There's a daring quality to Nigel Godrich's production. What could have been a complete folk implosion has instead resulted in a work marked by richness and clarity (whether in voice or instrumentation) and, at certain points, a big sound that's liberated and exhilarating.

Bruce Springsteen's The Rising has been marketed and embraced by opportunistic media struggling to find one clear voice to sum up, in song, the country's feelings about Sept. 11 and its reverberating aftermath. It can be argued that, with this release, and in his own coded way, Beck is also evoking losses greater than his own. On the artwork accompanying the CD, there are several painted panels of linear abstract color. One, however, portrays an orange sunset and a branch rising like black lightening in reverse from the bottom of the frame. It reaches toward a sky made up of wispy red clouds and a block of gray penetrated with glowing stars. The shape in the sky is the American flag, and this branch aligns as its flagpole. Its jagged form can also be interpreted to represent the now-permanently-imbedded broadcast visuals of the fallen towers from Ground Zero. One thing is certain; it's an image that's there for a reason.

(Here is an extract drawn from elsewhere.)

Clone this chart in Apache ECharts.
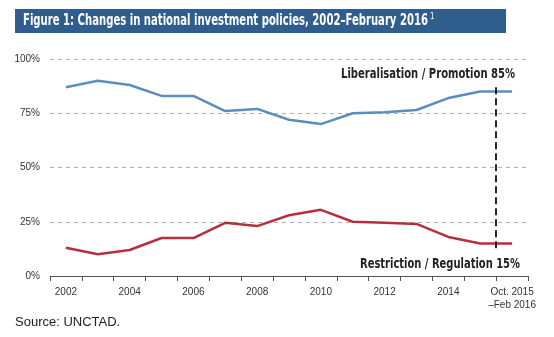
<!DOCTYPE html>
<html>
<head>
<meta charset="utf-8">
<script src="https://cdn.jsdelivr.net/npm/echarts@6/dist/echarts.min.js"></script>
<style>
html,body{margin:0;padding:0;background:#fff;}
#c{width:554px;height:337px;}
</style>
</head>
<body>
<div id="c"></div>
<script>
const categories = ['2002','2003','2004','2005','2006','2007','2008','2009','2010','2011','2012','2013','2014','2015','Oct. 2015\n\u2013Feb 2016'];
const liberalisation = [87, 90, 88, 83, 83, 76, 77, 72, 70, 75, 75.5, 76.5, 82, 85, 85];
const restriction = [13, 10, 12, 17.5, 17.5, 24.5, 23, 28, 30.5, 25, 24.5, 24, 18, 15, 15];
const yTicks = [0, 25, 50, 75, 100];
const cutoffBoundary = 14;      // boundary between 2015 and Oct.2015–Feb 2016 category
const cutoffRange = [87, 11];   // vertical extent of dashed marker in % units

const condensed = "'DejaVu Sans Condensed','Liberation Sans Narrow',sans-serif";
const plain = "'Liberation Sans',Arial,sans-serif";

const mctx = document.createElement('canvas').getContext('2d');
function fitScale(text, font, target) {
  mctx.font = font;
  const w = mctx.measureText(text).width;
  return Math.min(1, target / w);
}

// compressed text element: text drawn from (x,y) left-top, squeezed to width
function squeezed(text, font, x, y, width, fill) {
  return {
    type: 'text', x: x, y: y,
    scaleX: fitScale(text, font, width), originX: 0, originY: 0,
    style: {text: text, fill: fill, font: font, textVerticalAlign: 'top'}
  };
}

const titleText = 'Figure 1: Changes in national investment policies, 2002\u2013February 2016';
const libText = 'Liberalisation / Promotion 85%';
const resText = 'Restriction / Regulation 15%';
const titleFont = "bold 16px " + condensed;
const annFont = "bold 13.5px " + condensed;

const chart = echarts.init(document.getElementById('c'), null, {renderer:'canvas'});

chart.setOption({
  animation: false,
  backgroundColor: '#ffffff',
  grid: {left: 50, right: 26, top: 59, bottom: 61},
  xAxis: [{
    type: 'category',
    data: categories,
    boundaryGap: true,
    axisLine: {lineStyle: {color: '#555', width: 1.2}},
    axisTick: {show: true, inside: false, length: 5, lineStyle: {color: '#555'}, interval: 0},
    axisLabel: {interval: 1, margin: 10, color: '#333', fontSize: 10, fontFamily: plain, lineHeight: 13},
    splitLine: {show: false}
  }, {
    type: 'value',
    min: 0, max: categories.length,
    show: false
  }],
  yAxis: {
    type: 'value',
    min: yTicks[0], max: yTicks[yTicks.length-1], interval: 25,
    axisLine: {show: false},
    axisTick: {show: false},
    axisLabel: {formatter: '{value}%', margin: 10, color: '#333', fontSize: 10, fontFamily: plain},
    splitLine: {lineStyle: {color: '#b0b0b0', type: [4, 4], width: 1}}
  },
  series: [{
    name: 'Liberalisation / Promotion',
    type: 'line',
    data: liberalisation,
    symbol: 'none',
    lineStyle: {color: '#5b8dbd', width: 2.5},
    z: 3
  }, {
    name: 'Restriction / Regulation',
    type: 'line',
    data: restriction,
    symbol: 'none',
    lineStyle: {color: '#b5303e', width: 2.5},
    z: 3
  }, {
    type: 'line',
    xAxisIndex: 1,
    data: [],
    markLine: {
      silent: true,
      symbol: 'none',
      label: {show: false},
      lineStyle: {color: '#111', type: [7, 4], width: 1.8},
      data: [[{coord: [cutoffBoundary, cutoffRange[0]]}, {coord: [cutoffBoundary, cutoffRange[1]]}]]
    },
    z: 4
  }],
  graphic: [
    {type: 'rect', shape: {x: 15, y: 9, width: 491, height: 24}, style: {fill: '#2f5d8d'}},
    squeezed(titleText, titleFont, 23, 13, 405, '#ffffff'),
    {type: 'text', x: 430, y: 13, style: {text: '1', fill: '#fff', font: "8px " + condensed, textVerticalAlign: 'top'}},
    squeezed(libText, annFont, 341, 67, 174, '#222'),
    squeezed(resText, annFont, 360, 257, 160, '#222'),
    {type: 'text', x: 15, y: 316, style: {text: 'Source: UNCTAD.', fill: '#222', font: "13px " + plain, textVerticalAlign: 'top'}}
  ]
});
</script>
</body>
</html>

As an artist unwilling to repeat himself, Beck fidgets. He says he already has another album's worth of material recorded with Dan "The Automator" Nakamura (Dr. Octagon, Gorillaz), which will likely swing his pendulum in a different direction. And as he prepares to tour with the Flaming Lips as his backing band — intending, with their help, to reinvent his old work — Beck may, in six weeks or six months, separate himself from the songs on Sea Change. Still, he was brave enough to release it. And for a guy who — whether banging out Delta blues or breakdancing in disguise — is always in control, that says a lot.

If he chooses to leave this material behind, no matter. Sea Change is here. And as it continues to be sounded out in the subconscious, in dreams, on the road or on the stereo, it's not going away.